The study also showed that ACD needs further modifications if it is to achieve the goal of an RNV of less than 1000 mm3. Firstly, drilling must be made more accurate, so that the reamer can target the lesion more precisely, thus enabling removal of larger amounts of necrotic tissue. The amount of necrotic tissue actually removed was a mean percentage of only 71.87 % of the best possible removal (BPR). This significant difference between the achieved removal (AR) and the BPR is remarkable, considering that preoperative planning was carried out for all patients and surgery was performed under fluoroscopic guidance by an experienced surgeon. Therefore, preoperative planning must be implemented better during surgery to improve intraoperative evaluation of the drilling and tissue removal. The main challenge is that necrotic lesions can best be seen in MRI, whereas preoperative planning and intraoperative guidance are performed using X-rays. An option for improvement may be the use of a navigation system, which enables preoperative planning and intraoperative navigation with a MRI dataset.
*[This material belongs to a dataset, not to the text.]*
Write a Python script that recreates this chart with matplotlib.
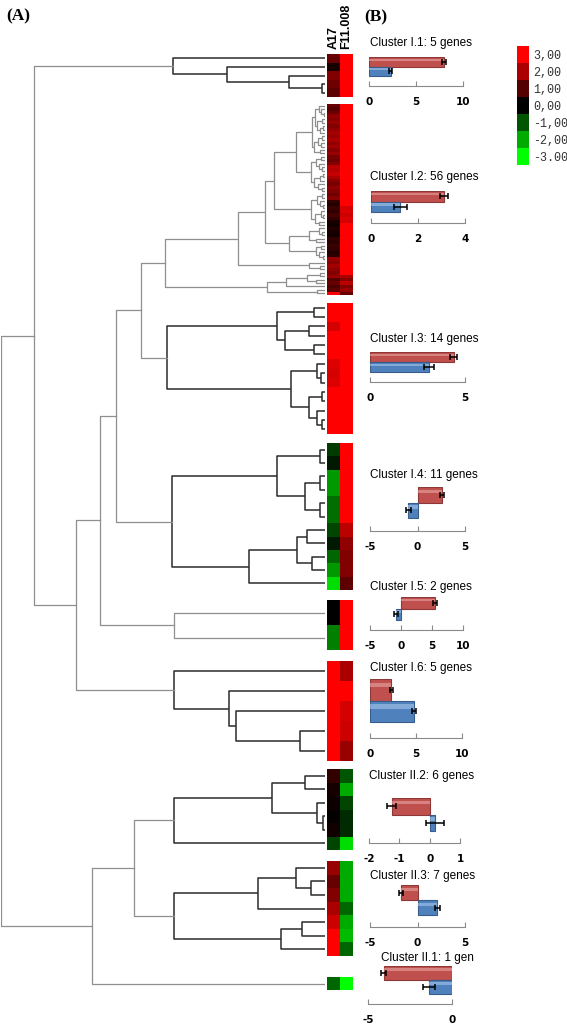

Secondly, the shape of the reamer needs to be re-designed. Our simulation of the best possible removal showed that the current shape of the X-REAM® would miss the target of complete removal in every case. Even if the positive correlation between the defect size and the minimum remaining necrotic volume (MRNV) suggests that the instrument just needs to be larger, an alteration to the size would not be sufficient. The main problem is that in order to remove the necrotic tissue, it is necessary to turn the X-REAM® around 360°. But a 360° turn can cause the reamer to make contact with cortical bone on one side although the necrotic tissue to be removed is on the other side. This means that the reamer has to be stopped before complete removal can be achieved to avoid damaging the cortical bone.

The study has some limitations. First, patients with stage 2 and 3 lesions according to the ARCO classification have been included in the study. This may affect the results, as it is known that stage 3 lesions have a worse outcome in comparison to stage 2 [15]. A second limitation is that as complete removal was not achieved, it was not possible to evaluate the effect of complete removal. Finally, the study lacks a control group treated by conventional core decompression.

Conclusion

The success of ACD depends on the RNV. To achieve the goal of almost complete removal of the necrotic tissue with an RNV of less than 1000 mm3, further efforts must be made to improve the technique of tissue removal, preferably in a minimally invasive manner.